Of course, this does not apply to the children of wealthy districts. Their teachers still have the luxury to help them think critically, to broaden their horizons, to go in depth. It is overwhelmingly the poverty-level schools who suffer under No Child Left Behind, whose teachers must forgo any but the most direct instruction, whose students are being trained to take tests but not taught to think.
I can’t even begin to talk about how badly No Child Left Behind is hurting the special education kids. We’ll save that for another day.

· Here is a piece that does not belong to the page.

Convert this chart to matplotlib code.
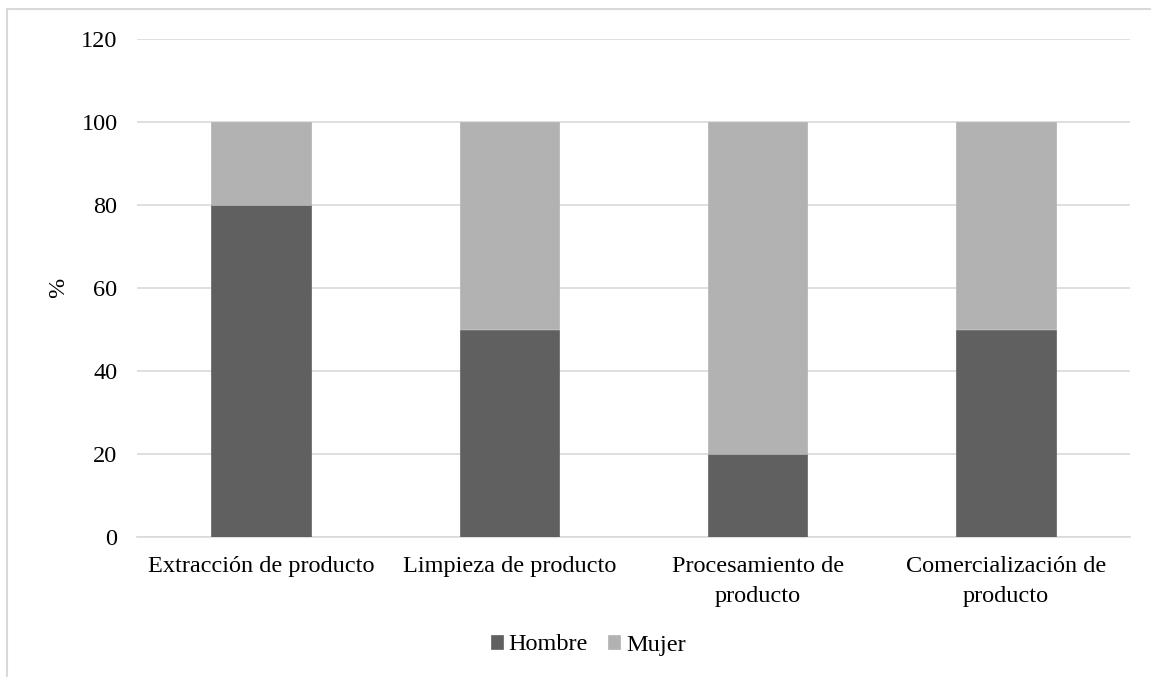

For now, I’ll just say that I have the deepest empathy for David Wasserman, the Wisconsin teacher who protested the state tests by refusing to give them. After being given the choice between his protest and his job, he caved, choosing to proctor the test in order to keep his job. In the public school system, it literally comes down to that: choose to conform or leave the profession. Unfortunately, every teacher who stays makes the same choice every year. And those who don’t – those who leave – we take up the burden of ambassador to the apathetic world, desperately pulling the fire alarm in a crowded room when nobody is listening.
(More thoughts on NCLB here.)
2 comments:
You continue to say things about the education system that I think but don't/can't express.
point of concern-
it is up to each state to design the test that will be used for NCLB, not the federal government. NCLB only says there should be a test, and that there should be improvement.
Also, testing once a year (which NCLB mandates) is not my definition of "testing the children non-stop".
But if you need to vent, go bonkers. Teaching *is* stressful.